Louis Geyer wohnt in Tübingen, wo er Sportwissenschaft mit dem Profil Sportmanagement (einen Bachelor in Englisch und Sport/Lehramt hat er bereits in der Tasche) studiert, bei Stuttgart Surge ist er Publikumsliebling und einer der Stars. Eigentlich zieht ihn nichts weg. Und trotzdem übt die National Football League (NFL) in den USA eine Anziehungskraft aus, der kein Footballer widerstehen könnte. Im Oktober wurde Geyer zu einem 30-minütigen Probetraining der Jacksonville Jaguars nach London eingeladen, Ende März gehörte er als einer von nur drei Europäern zu den Teilnehmern der dreitägigen Sichtung der Canadian Football League (CFL). Er überzeugte zwar, letztlich wurde aber kein einziger Wide Receiver ausgewählt. Seine Enttäuschung? Hielt sich in Grenzen. „Der Traum von Amerika hat mich zu dem Footballer gemacht, der ich bin, und natürlich würde ich weiterhin einschlagen, sollte ich ein Angebot aus der NFL erhalten“, sagt Geyer, „ansonsten gibt es für mich keinen Grund, Surge zu verlassen. Ich bin genau da, wo ich sein will und absolut fein mit dem, was ich hier habe.“ Abgesehen von einem kleinen Schmuckstück, das (noch) fehlt.
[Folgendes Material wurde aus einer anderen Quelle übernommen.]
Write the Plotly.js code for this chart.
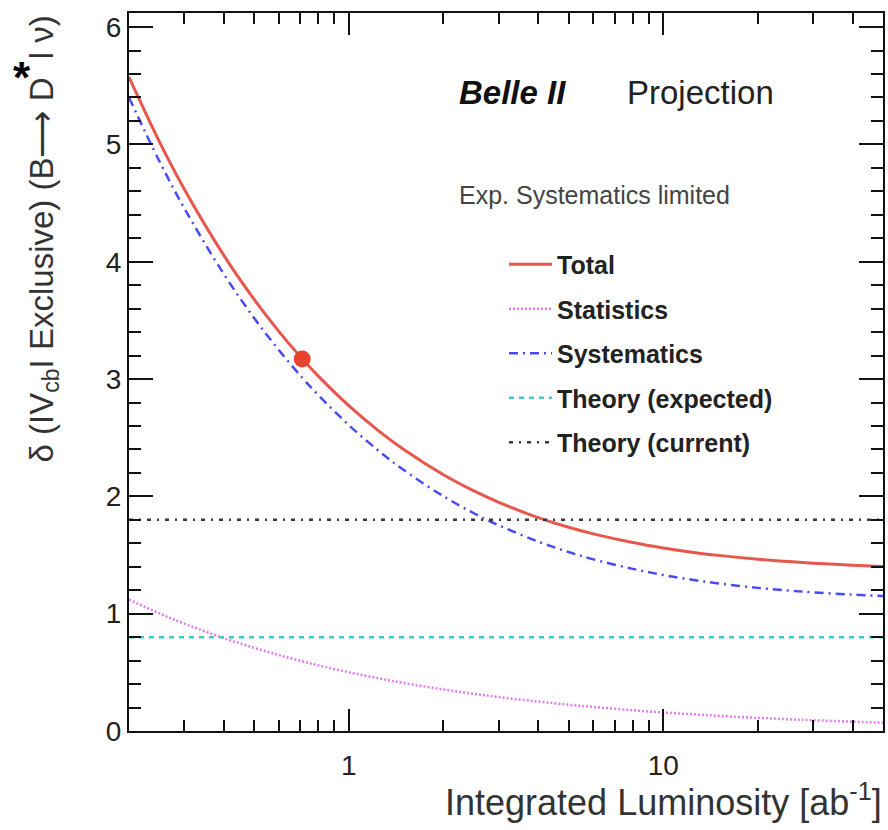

Auch in der ELF gibt es für jeden Spieler, der die Meisterschaft gewinnt, einen Ring – den sich Louis Geyer im September unbedingt anstecken will. Als Symbol für eine außergewöhnliche Leistung eines außergewöhnlichen Teams. „Für uns alle bei Surge“, sagt Louis Geyer, „wäre dies das Allergrößte.“ Auch wenn außer dem Wortführer niemand darüber redet.